Da diversi mesi la confederazione della piccola e media impresa sta proponendo diversi strumenti da affiancare alle proposte avanzate dal governo, al fine di “rafforzare il mercato del lavoro rendendolo sano e snello”. “È necessario fare attenzione ai meccanismi di illegalità che si attiveranno sul mercato del lavoro, con l’arrivo del piano Next generation UE, che porterà risorse, accentuando meccanismi con offerte al ribasso che sazieranno gli appetiti della criminalità organizzata” viene ribadito nel comunicato, dove si ricorda che “già da anni le aziende sane sono costrette a piegarsi di fronte ad offerte al ribasso, in una sorta di alterazione delle regole di mercato, a danno di beni e servizi”.

Due gli strumenti proposti: la certificazione dei contratti di appalti di lavoro da affidare alla direzione provinciale del lavoro, mentre l’asseverazione contrattuale e contributiva va in mano ai consulenti del lavoro. “È l’occasione per mettere fine ai saccheggiatori del territorio e chiudere meccanismi che potrebbero innescarsi, determinando degli effetti devastanti: sui dipendenti e sulle imprese sane”.

“Liberalizzare l’utilizzo senza limiti dei subappalti per velocizzare l’utilizzo delle opere pubbliche è un rimedio peggiore del male.
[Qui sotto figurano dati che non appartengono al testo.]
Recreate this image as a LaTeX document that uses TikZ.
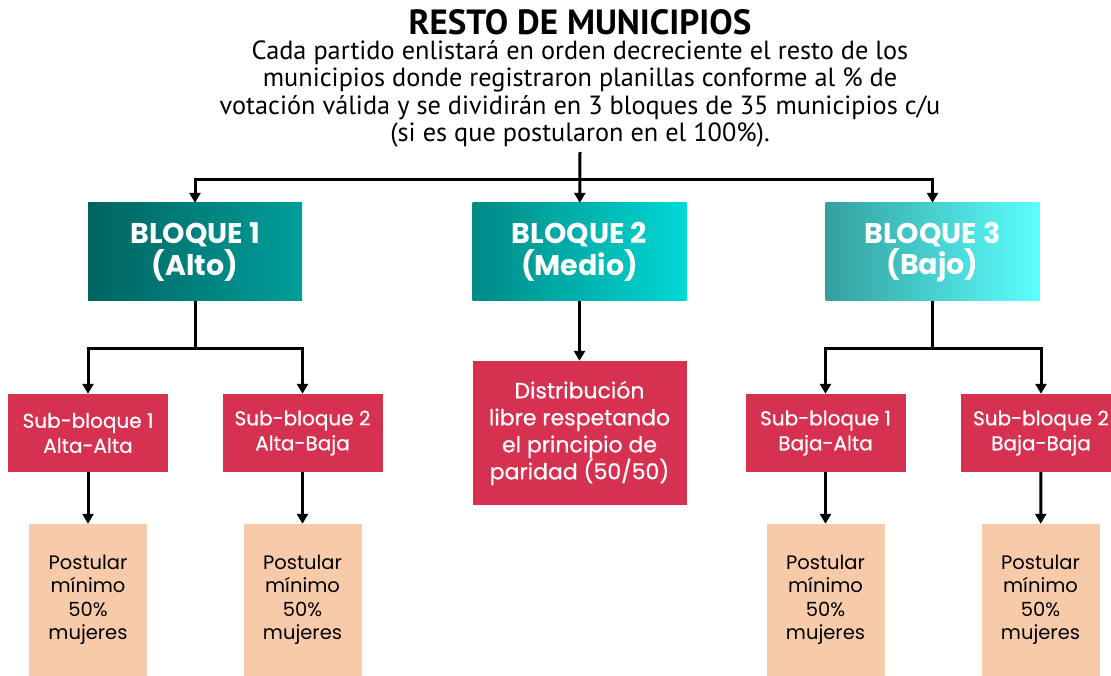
\documentclass[tikz,border=0pt]{standalone}
\usepackage{fontspec}
\setmainfont{PT Sans}
\newfontfamily\boxfont{Poppins}
\newfontfamily\boxmed[FakeBold=0.6]{Poppins}
\usetikzlibrary{arrows.meta}
\definecolor{redbox}{HTML}{D63150}
\definecolor{peach}{HTML}{F7CBAA}
\definecolor{tealA}{HTML}{00635F}
\definecolor{tealB}{HTML}{009E9B}
\definecolor{tealC}{HTML}{008985}
\definecolor{tealD}{HTML}{00D9D5}
\definecolor{tealE}{HTML}{33A09F}
\definecolor{tealF}{HTML}{5CFFFF}
\tikzset{
  bloque/.style={minimum width=214pt, minimum height=98pt, inner sep=0pt, text=white,
    font=\boxfont\bfseries\fontsize{28.5}{31.5}\selectfont, align=center},
  subbox/.style={fill=redbox, minimum width=160pt, minimum height=78pt, inner sep=0pt, text=white,
    font=\boxmed\fontsize{20}{25}\selectfont, align=center},
  distbox/.style={fill=redbox, minimum width=214pt, minimum height=144pt, inner sep=0pt, text=white,
    font=\boxmed\fontsize{22}{27}\selectfont, align=center},
  postbox/.style={fill=peach, minimum width=118pt, minimum height=152pt, inner sep=0pt, text=black,
    font=\boxfont\fontsize{19.5}{23.5}\selectfont, align=center},
  conn/.style={line width=3pt, black},
  arr/.style={conn, -{Triangle[length=10pt,width=11pt]}}
}
\begin{document}
\begin{tikzpicture}[x=1pt,y=-1pt]
\useasboundingbox (0,0) rectangle (1111,676);
\node[font=\bfseries\fontsize{35}{38}\selectfont, inner sep=0pt] (title) at (580,22) {RESTO DE MUNICIPIOS};
\node[font=\fontsize{26.3}{27.3}\selectfont, align=center, inner sep=0pt] (desc) at (580,94)
  {Cada partido enlistará en orden decreciente el resto de los\\
   municipios donde registraron planillas conforme al \% de\\
   votación válida y se dividirán en 3 bloques de 35 municipios c/u\\
   (si es que postularon en el 100\%).};
\node[bloque, left color=tealA, right color=tealB] (b1) at (195,252) {BLOQUE 1\\(Alto)};
\node[bloque, left color=tealC, right color=tealD] (b2) at (579.5,252) {BLOQUE 2\\(Medio)};
\node[bloque, left color=tealE, right color=tealF] (b3) at (932.5,252) {BLOQUE 3\\(Bajo)};
\node[subbox] (s1) at (88,433) {Sub-bloque 1\\Alta-Alta};
\node[subbox] (s2) at (302.5,433) {Sub-bloque 2\\Alta-Baja};
\node[subbox] (s3) at (825.5,433) {Sub-bloque 1\\Baja-Alta};
\node[subbox] (s4) at (1041,433) {Sub-bloque 2\\Baja-Baja};
\node[distbox] (d) at (579.5,433) {Distribución\\libre respetando\\el principio de\\paridad (50/50)};
\node[postbox] (p1) at (88,600) {Postular\\mínimo\\50\%\\mujeres};
\node[postbox] (p2) at (302.5,600) {Postular\\mínimo\\50\%\\mujeres};
\node[postbox] (p3) at (825.5,600) {Postular\\mínimo\\50\%\\mujeres};
\node[postbox] (p4) at (1040.5,600) {Postular\\mínimo\\50\%\\mujeres};
\coordinate (top) at (580,152);
\coordinate (j) at (580,180);
\coordinate (k1) at (195,348);
\coordinate (k3) at (932.5,348);
\draw[arr] (top) -- (b2);
\draw[arr] (j) -| (b1);
\draw[arr] (j) -| (b3);
\draw[conn] (b1) -- (k1);
\draw[arr] (k1) -| (s1);
\draw[arr] (k1) -| (s2);
\draw[arr] (b2) -- (d);
\draw[conn] (b3) -- (k3);
\draw[arr] (k3) -| (s3);
\draw[arr] (k3) -| (s4);
\draw[arr] (s1) -- (p1);
\draw[arr] (s2) -- (p2);
\draw[arr] (s3) -- (p3);
\draw[arr] (s4) -- (p4);
\end{tikzpicture}
\end{document}
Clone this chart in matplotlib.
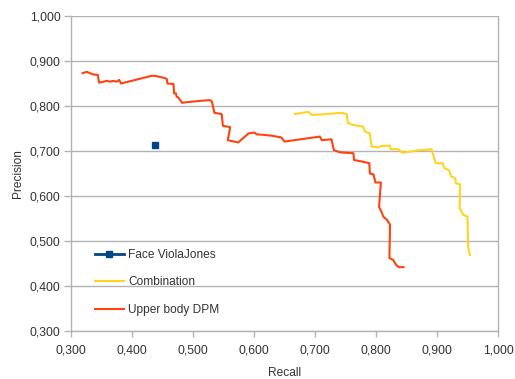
import matplotlib
matplotlib.use("Agg")
import matplotlib.pyplot as plt
from matplotlib.ticker import FuncFormatter, MultipleLocator

plt.rcParams['font.family'] = ['Liberation Sans', 'DejaVu Sans']

# Face ViolaJones: single operating point
face_recall = [0.438]
face_precision = [0.713]

# Combination
comb_recall = [0.667, 0.689, 0.695, 0.719, 0.744, 0.752, 0.754, 0.763, 0.779, 0.782,
               0.790, 0.793, 0.804, 0.809, 0.823, 0.824, 0.837, 0.843, 0.867, 0.891,
               0.898, 0.909, 0.912, 0.920, 0.923, 0.930, 0.931, 0.938, 0.937, 0.943,
               0.950, 0.951, 0.954]
comb_precision = [0.782, 0.787, 0.780, 0.782, 0.785, 0.782, 0.762, 0.758, 0.754, 0.743,
                  0.739, 0.710, 0.708, 0.711, 0.712, 0.704, 0.704, 0.696, 0.701, 0.704,
                  0.673, 0.673, 0.662, 0.657, 0.644, 0.639, 0.628, 0.626, 0.573, 0.558,
                  0.554, 0.487, 0.469]

# Upper body DPM
dpm_recall = [0.319, 0.326, 0.331, 0.337, 0.344, 0.346, 0.350, 0.359, 0.364, 0.369,
              0.375, 0.379, 0.382, 0.432, 0.438, 0.454, 0.457, 0.458, 0.468, 0.469,
              0.472, 0.473, 0.476, 0.482, 0.487, 0.501, 0.517, 0.528, 0.531, 0.535,
              0.547, 0.549, 0.561, 0.557, 0.574, 0.591, 0.601, 0.604, 0.615, 0.629,
              0.637, 0.645, 0.650, 0.708, 0.711, 0.727, 0.731, 0.741, 0.763, 0.764,
              0.779, 0.789, 0.790, 0.796, 0.799, 0.808, 0.805, 0.809, 0.812, 0.818,
              0.823, 0.822, 0.828, 0.833, 0.837, 0.845]
dpm_precision = [0.873, 0.876, 0.873, 0.870, 0.869, 0.852, 0.853, 0.856, 0.854, 0.856,
                 0.854, 0.858, 0.850, 0.867, 0.867, 0.862, 0.860, 0.850, 0.849, 0.828,
                 0.828, 0.821, 0.819, 0.807, 0.808, 0.810, 0.812, 0.813, 0.810, 0.785,
                 0.782, 0.756, 0.753, 0.724, 0.719, 0.739, 0.741, 0.737, 0.736, 0.734,
                 0.732, 0.730, 0.721, 0.732, 0.724, 0.726, 0.702, 0.697, 0.695, 0.680,
                 0.676, 0.673, 0.650, 0.648, 0.630, 0.630, 0.576, 0.565, 0.554, 0.547,
                 0.536, 0.462, 0.458, 0.447, 0.442, 0.442]

grey = '#b3b3b3'
text_col = '#333333'

fig = plt.figure(figsize=(5.15, 3.79), dpi=100)
ax = fig.add_axes([71/515, 1 - 331/379, 427/515, 315/379])

ax.plot(face_recall, face_precision, color='#004586', marker='s', markersize=5,
        linewidth=2, label='Face ViolaJones')
ax.plot(comb_recall, comb_precision, color='#ffd320', linewidth=1.5, label='Combination')
ax.plot(dpm_recall, dpm_precision, color='#ff420e', linewidth=1.5, label='Upper body DPM')

ax.set_xlim(0.3, 1.0)
ax.set_ylim(0.3, 1.0)
ax.xaxis.set_major_locator(MultipleLocator(0.1))
ax.yaxis.set_major_locator(MultipleLocator(0.1))
fmt = FuncFormatter(lambda v, p: ('%.3f' % v).replace('.', ','))
ax.xaxis.set_major_formatter(fmt)
ax.yaxis.set_major_formatter(fmt)

ax.grid(axis='y', color=grey, linewidth=1)
ax.set_axisbelow(True)
for s in ax.spines.values():
    s.set_color(grey)
    s.set_linewidth(1)
ax.spines['top'].set_visible(False)
ax.tick_params(colors=grey, labelcolor=text_col, labelsize=8.8, length=4, width=1)
ax.tick_params(axis='x', pad=5.5)
ax.tick_params(axis='y', length=5, pad=2.5)

ax.set_xlabel('Recall', fontsize=8.6, color=text_col, labelpad=8)
ax.set_ylabel('Precision', fontsize=8.6, color=text_col, labelpad=4)

leg = ax.legend(loc='upper left', bbox_to_anchor=(0.044, 0.275), frameon=False,
                fontsize=8.6, handlelength=2.5, labelspacing=1.28, handletextpad=0.3,
                borderaxespad=0)
for t in leg.get_texts():
    t.set_color(text_col)

fig.savefig('out.png', dpi=100)
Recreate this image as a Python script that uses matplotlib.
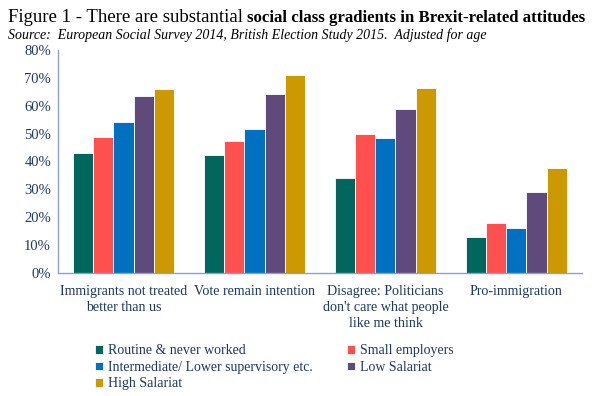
import matplotlib
matplotlib.use('agg')
import matplotlib.pyplot as plt
import numpy as np

categories = ['Immigrants not treated\nbetter than us', 'Vote remain intention',
              "Disagree: Politicians\ndon't care what people\nlike me think", 'Pro-immigration']
series_names = ['Routine & never worked', 'Small employers',
                'Intermediate/ Lower supervisory etc.', 'Low Salariat', 'High Salariat']
routine = [43, 42.3, 34, 13]
small_emp = [48.7, 47.3, 49.9, 18]
intermediate = [54.3, 51.6, 48.4, 16.2]
low_sal = [63.3, 64, 58.8, 29]
high_sal = [65.9, 71, 66.2, 37.8]
values = [routine, small_emp, intermediate, low_sal, high_sal]
colors = ['#00665E', '#FF5050', '#0070C0', '#604A7B', '#CC9900']

navy = '#1F3864'
plt.rcParams['font.family'] = ['Liberation Serif', 'DejaVu Serif']

fig = plt.figure(figsize=(5.92, 3.96), dpi=100)
ax = fig.add_axes([0.098, 0.311, 0.885, 0.563])

x = np.arange(len(categories))
w = 0.153
bars = []
for i, (name, vals) in enumerate(zip(series_names, values)):
    b = ax.bar(x + (i - 2) * w, vals, w, color=colors[i], label=name,
               edgecolor='white', linewidth=0.6)
    bars.append(b)

ax.set_xlim(-0.5, 3.5)
ax.set_ylim(0, 80)
ax.set_yticks(range(0, 81, 10))
ax.set_yticklabels([f'{t}%' for t in range(0, 81, 10)], color=navy, fontsize=10.5)
ax.set_xticks(x)
ax.set_xticklabels(categories, color=navy, fontsize=10.1, linespacing=1.3)
ax.tick_params(axis='y', length=0, pad=5)
ax.tick_params(axis='x', length=0, pad=9)
for s in ['top', 'right']:
    ax.spines[s].set_visible(False)
for s in ['left', 'bottom']:
    ax.spines[s].set_color('#8EA0C8')
    ax.spines[s].set_linewidth(1)

# title: regular part then bold part, bold part sized to fit the width
t1 = fig.text(0.013, 0.955, 'Figure 1 - There are substantial ', fontsize=13.5, va='center')
fig.canvas.draw()
bb = t1.get_window_extent()
t2 = fig.text(bb.x1 / fig.bbox.width, 0.955, 'social class gradients in Brexit-related attitudes',
              fontsize=13.5, va='center', fontweight='bold')
fig.canvas.draw()
bb2 = t2.get_window_extent()
target = 585 - bb.x1
t2.set_fontsize(13.5 * target / bb2.width)
fig.text(0.013, 0.912, 'Source:  European Social Survey 2014, British Election Study 2015.  Adjusted for age',
         fontsize=10, style='italic', va='center')

order = [0, 2, 4, 1, 3]
leg = fig.legend([bars[i] for i in order], [series_names[i] for i in order],
                 loc='upper left', bbox_to_anchor=(0.148, 0.148), ncol=2, frameon=False,
                 fontsize=10, handlelength=0.6, handleheight=0.6, handletextpad=0.4,
                 columnspacing=2.4, labelspacing=0.25, borderpad=0)
for txt in leg.get_texts():
    txt.set_color(navy)

fig.savefig('out.png', dpi=100)
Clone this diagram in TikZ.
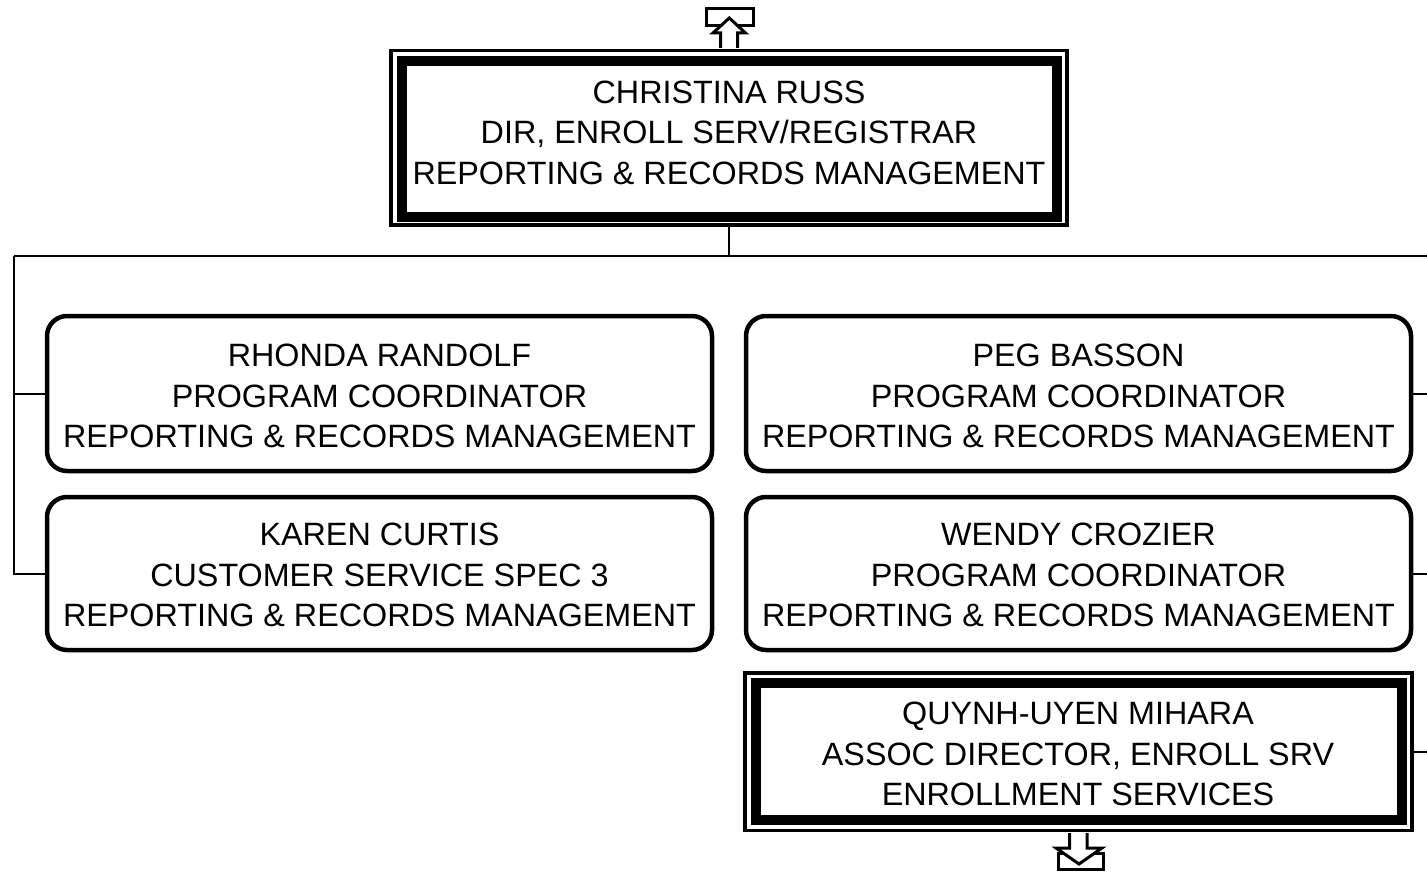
\documentclass[tikz,border=0pt]{standalone}
\usepackage{fontspec}
\setmainfont{Liberation Sans}
\begin{document}
\begin{tikzpicture}[x=1pt,y=-1pt,
  lbl/.style={align=center, font=\fontsize{32.3}{40.5}\selectfont, inner sep=0pt},
  rbox/.style={draw, line width=4.5pt, rounded corners=20pt, inner sep=0pt},
  outerb/.style={draw, line width=3.5pt, inner sep=0pt},
  innerb/.style={draw, line width=10pt, inner sep=0pt},
  conn/.style={line width=2pt},
  flow/.style={draw, line width=3pt, fill=white, line join=miter}]
\useasboundingbox (0,0) rectangle (1427,872);
% top box
\node[outerb, minimum width=676pt, minimum height=174.5pt] (top) at (729,137.75) {};
\node[innerb, minimum width=655pt, minimum height=155pt] (topin) at (729.5,139) {};
\node[lbl] (toptxt) at (729,132.5) {CHRISTINA RUSS\\DIR, ENROLL SERV/REGISTRAR\\REPORTING \& RECORDS MANAGEMENT};
% rounded boxes
\node[rbox, minimum width=665pt, minimum height=155pt] (rhonda) at (379.5,393.5) {};
\node[lbl] at (rhonda.center) [yshift=-2.5pt] {RHONDA RANDOLF\\PROGRAM COORDINATOR\\REPORTING \& RECORDS MANAGEMENT};
\node[rbox, minimum width=665pt, minimum height=153pt] (karen) at (379.5,573.5) {};
\node[lbl] at (karen.center) [yshift=-1.5pt] {KAREN CURTIS\\CUSTOMER SERVICE SPEC 3\\REPORTING \& RECORDS MANAGEMENT};
\node[rbox, minimum width=665pt, minimum height=155pt] (peg) at (1078.5,393.5) {};
\node[lbl] at (peg.center) [yshift=-2.5pt] {PEG BASSON\\PROGRAM COORDINATOR\\REPORTING \& RECORDS MANAGEMENT};
\node[rbox, minimum width=665pt, minimum height=153pt] (wendy) at (1078.5,573.5) {};
\node[lbl] at (wendy.center) [yshift=-1.5pt] {WENDY CROZIER\\PROGRAM COORDINATOR\\REPORTING \& RECORDS MANAGEMENT};
% quynh box
\node[outerb, minimum width=667pt, minimum height=157.5pt] (quynh) at (1078.5,751.75) {};
\node[innerb, minimum width=646.5pt, minimum height=137pt] (quynhin) at (1078.75,751.5) {};
\node[lbl] at (1078,754) {QUYNH-UYEN MIHARA\\ASSOC DIRECTOR, ENROLL SRV\\ENROLLMENT SERVICES};
% connectors
\coordinate (busL) at (14,255.5);
\coordinate (busR) at (1427,255.5);
\coordinate (busT) at (729,255.5);
\draw[conn] (top.south) -- (busT);
\draw[conn] (busL) -- (busR);
\draw[conn] (busL) |- (rhonda.west);
\draw[conn] (busL) |- (karen.west);
\draw[conn] (peg.east) -- (peg.east -| busR);
\draw[conn] (wendy.east) -- (wendy.east -| busR);
\draw[conn] (quynh.east) -- (quynh.east -| busR);
% top arrow
\draw[line width=3pt] (706,8.5) rectangle (753,25.5);
\draw[flow] (720.5,48) -- (720.5,33) -- (713,33) -- (729.3,18) -- (745.5,33) -- (737.5,33) -- (737.5,48);
% bottom arrow
\draw[line width=3pt] (1058,853.5) rectangle (1103,869.5);
\draw[flow] (1069.5,833) -- (1069.5,848) -- (1056,848) -- (1079,864) -- (1102,848) -- (1087,848) -- (1087,833);
\end{tikzpicture}
\end{document}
Serve velocizzare ma evitare la giungla” conclude Napoli. “La velocizzazione necessaria per rispettare i tempi del Recovery fund non può e non deve significare dumbing contrattuale, questo alimenterebbe meno sicurezza dei lavoratori e favorirebbe la volata della criminalità organizzata nei mercati italiani. Il dumbing contrattuale a quel punto diverrebbe anche sociale e diverrebbe un cancro difficile da estirpare”.